Повторяю, я это говорил в мае 1989 года. И слова мои, к огромному сожалению, оказались пророческими. Посмотрите нынешние телепередачи, развалы книг на переходах в метро, объявления в якобы комсомольских газетах. Все погрузилось в разгул насилия, порнографии, разврата. Ни одна страна не допустила бы такого массового оболванивания своего народа, буквально растления молодежи.
Третье. К числу «заслуг» тогдашнего парламента я бы отнес и предоставление прав кооператорам в посреднической деятельности, т. е. в перекупке, а проще — в спекуляции. Я не буду называть фамилии этих лоббистов, они и так часто фигурируют в книге. Но дело свое они сотворили: кооперация стала уходить из сферы производства и услуг в сферу спекуляции.
Однако и при этих, как и многих других неприятностях и издержках позитивные тенденции в реформировании экономических отношений приносили все более заметные результаты.
В стране развернулось арендное движение. Передача в аренду магазинов, кафе, ресторанов, парикмахерских, даже небольших фабрик стала входить в повседневную практику. То есть постепенно, но неуклонно страна двигалась в рынок. Не в дикий, буйный, неподвластный никаким законам и правилам, даже правилам элементарной порядочности, какой мы имеем сегодня, но в регулируемый, социально направленный.
Таким мы его видели, мечтали увидеть, да такой он во всем мире и есть. Назовите мне страну с абсолютно неуправляемой рыночной стихией. Не назовете, нет таких. Разве что где-нибудь в Африке? Везде рынком управляют — где-то ненавязчиво, исподволь, а где-то и впрямую, не скрываясь.

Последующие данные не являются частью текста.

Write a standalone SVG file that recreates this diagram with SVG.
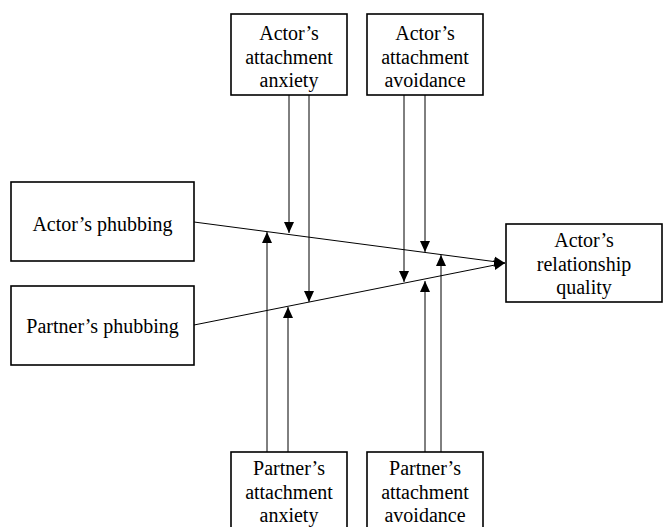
<svg xmlns="http://www.w3.org/2000/svg" width="663" height="527" viewBox="0 0 663 527">
<defs>
<marker id="ah" markerWidth="12" markerHeight="12" viewBox="0 0 12 12" refX="11" refY="6" orient="auto" markerUnits="userSpaceOnUse">
<path d="M0,1 L11,6 L0,11 Z" fill="#000"/>
</marker>
<style>
.box{fill:#fff;stroke:#000;stroke-width:1.6}
.t{font-size:20px;fill:#000;text-anchor:middle}
.c{stroke:#000;stroke-width:1;fill:none;marker-end:url(#ah)}
</style>
</defs>
<rect width="663" height="527" fill="#fff"/>
<g id="connectors">
<line class="c" x1="194" y1="222" x2="505" y2="263"/>
<line class="c" x1="194" y1="325" x2="505" y2="263"/>
<line class="c" x1="289" y1="95" x2="289" y2="233"/>
<line class="c" x1="309" y1="95" x2="309" y2="302"/>
<line class="c" x1="404" y1="95" x2="404" y2="282"/>
<line class="c" x1="425" y1="95" x2="425" y2="252"/>
<line class="c" x1="267" y1="452" x2="267" y2="232"/>
<line class="c" x1="288" y1="452" x2="288" y2="307"/>
<line class="c" x1="425" y1="452" x2="425" y2="281"/>
<line class="c" x1="441" y1="452" x2="441" y2="255"/>
</g>
<g font-family="Liberation Serif" style="font-family:'Liberation Serif',serif">
<g id="actor-anxiety">
<rect class="box" x="231" y="14" width="116" height="81"/>
<text class="t" x="289" y="40">Actor’s</text>
<text class="t" x="289" y="63.5">attachment</text>
<text class="t" x="289" y="87">anxiety</text>
</g>
<g id="actor-avoidance">
<rect class="box" x="367" y="14" width="116" height="81"/>
<text class="t" x="425" y="40">Actor’s</text>
<text class="t" x="425" y="63.5">attachment</text>
<text class="t" x="425" y="87">avoidance</text>
</g>
<g id="actor-phubbing">
<rect class="box" x="11" y="182" width="183" height="79"/>
<text class="t" x="102.5" y="231">Actor’s phubbing</text>
</g>
<g id="partner-phubbing">
<rect class="box" x="11" y="286" width="183" height="79"/>
<text class="t" x="102.5" y="333">Partner’s phubbing</text>
</g>
<g id="relationship-quality">
<rect class="box" x="506" y="224" width="156" height="78"/>
<text class="t" x="584" y="247">Actor’s</text>
<text class="t" x="584" y="270.5">relationship</text>
<text class="t" x="584" y="294">quality</text>
</g>
<g id="partner-anxiety">
<rect class="box" x="231" y="452" width="116" height="80"/>
<text class="t" x="289" y="475">Partner’s</text>
<text class="t" x="289" y="498.5">attachment</text>
<text class="t" x="289" y="522">anxiety</text>
</g>
<g id="partner-avoidance">
<rect class="box" x="367" y="452" width="116" height="80"/>
<text class="t" x="425" y="475">Partner’s</text>
<text class="t" x="425" y="498.5">attachment</text>
<text class="t" x="425" y="522">avoidance</text>
</g>
</g>
</svg>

Да, еще сильна была инерция старых методов управления в экономике, но ростки нового пробивались, и изменения в народном хозяйстве к концу 88-го тоже были заметны. Позволю себе немного цифр, чтобы подтвердить эту мысль.
Национальный доход за три года (1986–1988) двенадцатой пятилетки вырос на 11,6 процента. Промышленная продукция увеличилась на 13,3 процента. Объем капитального строительства по сравнению с предыдущей пятилеткой возрос более чем на треть.
Появились уже ощутимые результаты поворота экономики к социальной сфере. Если в первые два года продукция группы «А» (для нужд производства) традиционно опережала группу «Б» (для нужд населения), то уже в 88-м все было наоборот. Всего-то разница в два процента, но за ними — радующая тенденция: наконец-то наша экономика начала разворачиваться к людям.